Market structure: The A$740m extension to June 2030 materially de-risks BUMA Australia (PT Buma Internasional Grup, DOID.JK) by locking ~A$100m/year of pre-strip revenue, improving EBITDA visibility and free cash flow predictability through 2030. Whitehaven (WHC.AX / WHITF) benefits via secured contractor continuity reducing operational disruption risk at Blackwater (one of Australia’s largest open-cut met-coal sites), supporting near-term production guidance and counterparty credit. Expect modest positive re-rating for mining services vs. spot-exposed miners; pricing power for contracted services rises but is capped versus spot contractors. Risk assessment: Tail risks include rapid metallurgical-coal demand shock (China import restrictions) or Australian regulatory/land-rights action that could strand the contract — these would hit revenues >30% for site-dependent contractors. In the next days/weeks price moves will be muted; over months to 1–3 years, margin pressure from diesel/wage inflation (if not index-linked) could compress contractor operating margins by 200–400 bps. Hidden dependency: contract economics (fixed vs CPI-linked) are unknown — if fixed, BUMA bears input inflation; if cost-plus, Whitehaven bears price volatility. Trade implications: Direct actionable plays: long DOID.JK (small position 2–4% NAV) to capture re-rating; accumulate WHC.AX on dips (target +10–15% 6–12 months) as operational risk falls. Use options to size risk: buy 9–12 month WHC call spreads (e.g., buy Jan2026 9.00 call, sell 12.00) to limit premium vs upside.

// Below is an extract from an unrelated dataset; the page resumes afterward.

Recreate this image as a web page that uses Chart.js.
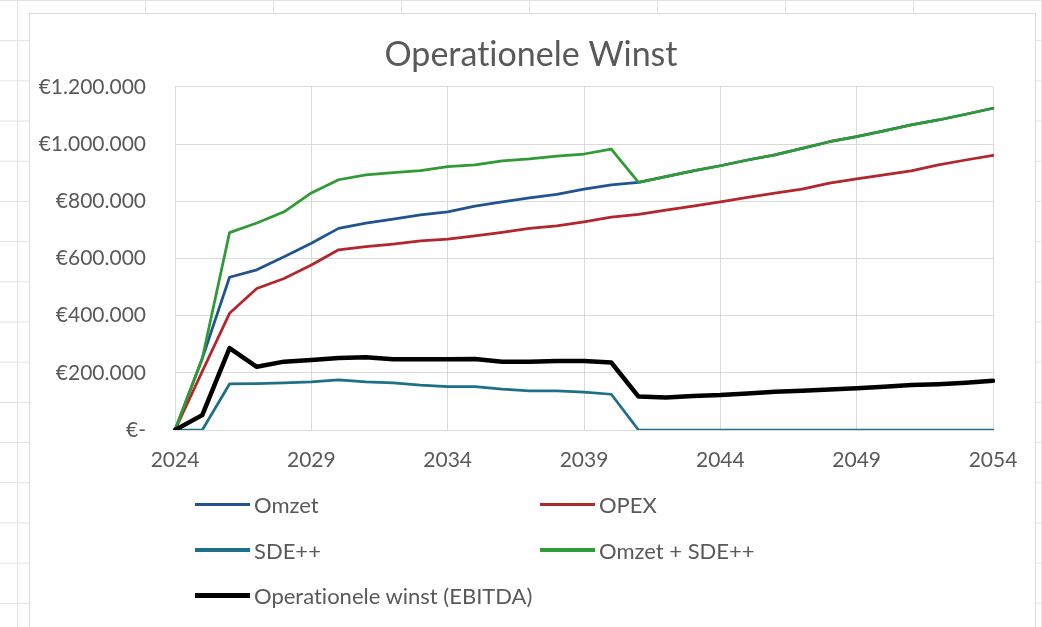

Rotate 3–5% from thermal-spot-exposed coal miners into mining services and logistics names with secured contracts. Contrarian angles: Consensus may overestimate contract upside — if terms are cost-plus, BUMA upside is limited and Whitehaven bears cost inflation; historical parallels (2012–2016 mining services) show long-term contracts can lock contractors into subpar margins when input costs spike. Monitor: (1) contract price indexation clause within 30–60 days, (2) Whitehaven production guidance vs. actual quarterly output, and (3) Chinese met-coal import policy — any negative surprise warrants trimming long contractor exposure by 50% within 48 hours.